The skies were overcast, but the mood was sunny. After two years of planning and construction, the Dr. Lawrence H. Moore Math/Science/Technology Academy opened in August.

The clean-lined modernist buildings at 61st and Hooper serve 754 students, ages six-eleven. The new school helps keep classroom sizes down across the neighborhood, a fact not lost on student body president Freddy Herrera: “It is awesome that we have a new school in our area, because at the other elementary schools, it was overcrowded. Here, we don’t have that problem.”

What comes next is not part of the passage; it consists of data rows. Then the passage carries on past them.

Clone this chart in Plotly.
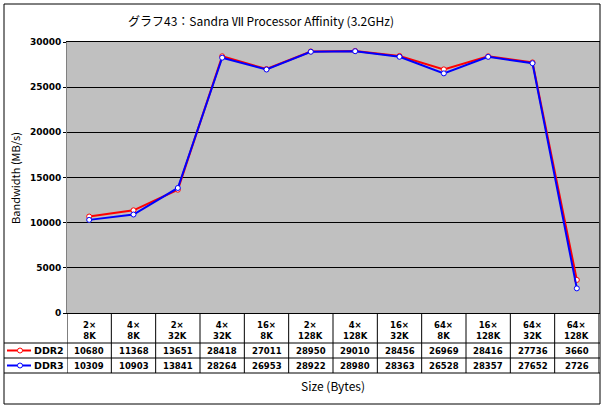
import plotly.graph_objects as go

# data
categories = ["2×<br>8K", "4×<br>8K", "2×<br>32K", "4×<br>32K", "16×<br>8K", "2×<br>128K",
              "4×<br>128K", "16×<br>32K", "64×<br>8K", "16×<br>128K", "64×<br>32K", "64×<br>128K"]
ddr2 = [10680, 11368, 13651, 28418, 27011, 28950, 29010, 28456, 26969, 28416, 27736, 3660]
ddr3 = [10309, 10903, 13841, 28264, 26953, 28922, 28980, 28363, 26528, 28357, 27652, 2726]
series = [("DDR2", ddr2, "#FF0000"), ("DDR3", ddr3, "#0000FF")]
y_ticks = [0, 5000, 10000, 15000, 20000, 25000, 30000]

W, H = 604, 408
PL, PR, PT, PB = 67, 599, 42, 313


def px(x):
    return (x - PL) / (PR - PL)


def py(y):
    return (PB - y) / (PB - PT)


fig = go.Figure()
xs = list(range(len(categories)))
for name, vals, col in series:
    fig.add_trace(go.Scatter(
        x=xs, y=vals, mode="lines+markers", name=name,
        line=dict(color=col, width=2),
        marker=dict(symbol="circle", size=5, color="white", line=dict(color=col, width=1)),
        showlegend=False,
    ))

shapes = []
ann = []
line_k = dict(color="black", width=1)

# outer border
shapes.append(dict(type="rect", xref="paper", yref="paper", x0=px(4), x1=px(600),
                   y0=py(404), y1=py(4), line=line_k))

# table grid
row_lines = [343, 358, 373]
for yl in row_lines:
    shapes.append(dict(type="line", xref="paper", yref="paper", x0=px(4), x1=px(600),
                       y0=py(yl), y1=py(yl), line=line_k))
for i in range(len(categories) + 1):
    shapes.append(dict(type="line", xref="x", yref="paper", x0=i - 0.5, x1=i - 0.5,
                       y0=py(PB), y1=py(373), line=line_k))

font_tbl = dict(family="DejaVu Sans", size=8.5, color="black")
for i, c in enumerate(categories):
    ann.append(dict(x=i, y=py(330), xref="x", yref="paper", text="<b>" + c + "</b>",
                    showarrow=False, font=font_tbl, xanchor="center", yanchor="middle"))

row_y = [350.5, 365.5]
for (name, vals, col), ry in zip(series, row_y):
    for i, v in enumerate(vals):
        ann.append(dict(x=i, y=py(ry), xref="x", yref="paper", text="<b>%d</b>" % v,
                        showarrow=False, font=font_tbl, xanchor="center", yanchor="middle"))
    # legend key
    shapes.append(dict(type="line", xref="paper", yref="paper", x0=px(7), x1=px(31),
                       y0=py(ry), y1=py(ry), line=dict(color=col, width=2)))
    shapes.append(dict(type="circle", xref="paper", yref="paper", x0=px(17.5), x1=px(22.5),
                       y0=py(ry + 2.5), y1=py(ry - 2.5), fillcolor="white",
                       line=dict(color=col, width=1)))
    ann.append(dict(x=px(32), y=py(ry), xref="paper", yref="paper", text="<b>" + name + "</b>",
                    showarrow=False, font=dict(family="DejaVu Sans", size=9.5, color="black"),
                    xanchor="left", yanchor="middle"))

# titles
ann.append(dict(x=px(261), y=py(21), xref="paper", yref="paper",
                text="グラフ43：Sandra Ⅶ Processor Affinity (3.2GHz)", showarrow=False,
                font=dict(family="Noto Sans CJK JP", size=12, color="black"),
                xanchor="center", yanchor="middle"))
ann.append(dict(x=px(333), y=py(385), xref="paper", yref="paper", text="Size (Bytes)",
                showarrow=False, font=dict(family="Noto Sans CJK JP", size=12, color="black"),
                xanchor="center", yanchor="middle"))
ann.append(dict(x=px(15), y=py(178), xref="paper", yref="paper", text="Bandwidth (MB/s)",
                showarrow=False, textangle=-90,
                font=dict(family="Noto Sans CJK JP", size=11, color="black"),
                xanchor="center", yanchor="middle"))

fig.update_layout(
    width=W, height=H,
    margin=dict(l=PL, r=W - PR, t=PT, b=H - PB),
    paper_bgcolor="white", plot_bgcolor="#C0C0C0",
    shapes=shapes, annotations=ann,
    xaxis=dict(range=[-0.5, len(categories) - 0.5], showticklabels=False, showgrid=False,
               zeroline=False, showline=True, linecolor="black", linewidth=1, mirror=True,
               ticks=""),
    yaxis=dict(range=[0, 30000], tickvals=y_ticks, ticktext=["<b>%d</b>" % t for t in y_ticks],
               showgrid=True, gridcolor="black", gridwidth=1, zeroline=False,
               showline=True, linecolor="#808080", linewidth=1, mirror=True,
               ticks="outside", ticklen=3, tickcolor="black",
               tickfont=dict(family="DejaVu Sans", size=9, color="black")),
)

fig.write_html("out.html", config={"displayModeBar": False},
               post_script="document.body.style.margin='0';")
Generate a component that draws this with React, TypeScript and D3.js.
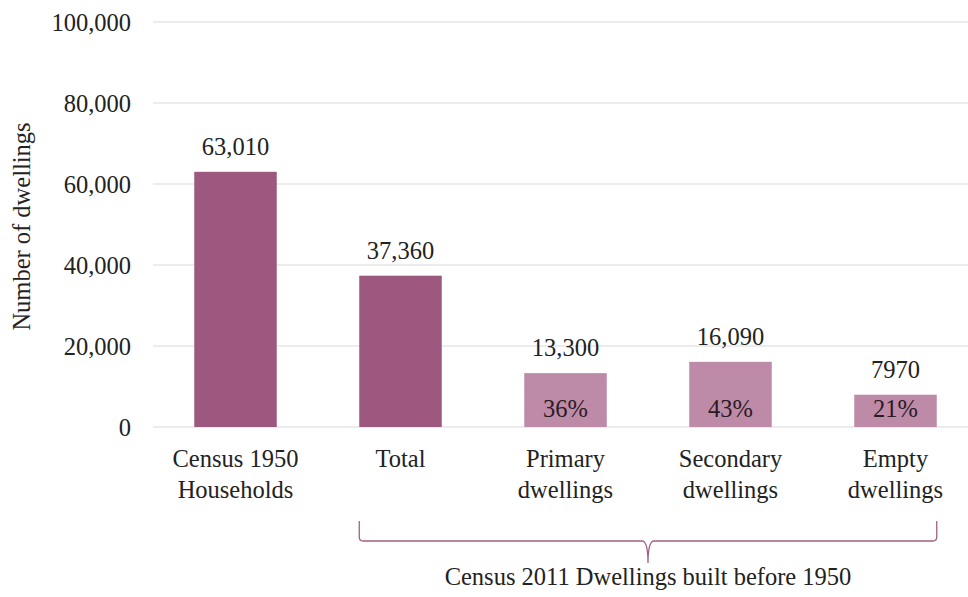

The new academy focuses on what are known as STEM skills—science, technology, engineering, and mathematics. California Congresswoman Louise Roybal-Allard, said these skills are more critical than ever before, because “it is important to the future success of our country and our competitiveness in the world marketplace.”

A June study by Change the Equation, an organization which works to promote STEM education, said there are two jobs open for every one worker employed in science- and technology-related jobs. And those jobs are often well-compensated. Stem workers with only bachelors’ degrees often make as much as workers in other fields with advanced degrees.

A group of sixth-graders were on hand to help with the ceremonies. They were pretty happy about their new school. Jasmine Perez, 11, said it was a friendlier school than the one she’d been at before.

“In my other school, it doesn’t compare to this at all. There’s, like, many, many kids who are mean and disrespectful, and when I first came to this school, I thought, ‘I will have a happy year here.”

Sergio Castro was very clear about the pluses of the Moore Academy, saying, ”It’s easier to learn stuff here, because in the old school, I was always struggling. But here it’s way easier, you know? ‘Cause it’s quiet, and the teachers—they focus, like, they focus on the lessons a lot. In the other school, it was kind of the same, but they seem more professional [here] than the others, you know?”

And, as Jasmine pointed out, that means the kids get more attention from their teachers.

“I like this school because I have a great teacher. She’s a really rare teacher to me, because I don’t usually have a teacher who supports me and, like, pushes me, and tells me, ‘You can do this, come on! Shout-out to Ms. Grande!”

And when the kids are willing to say they actually like their school, that’s a big shout-out to the school, too.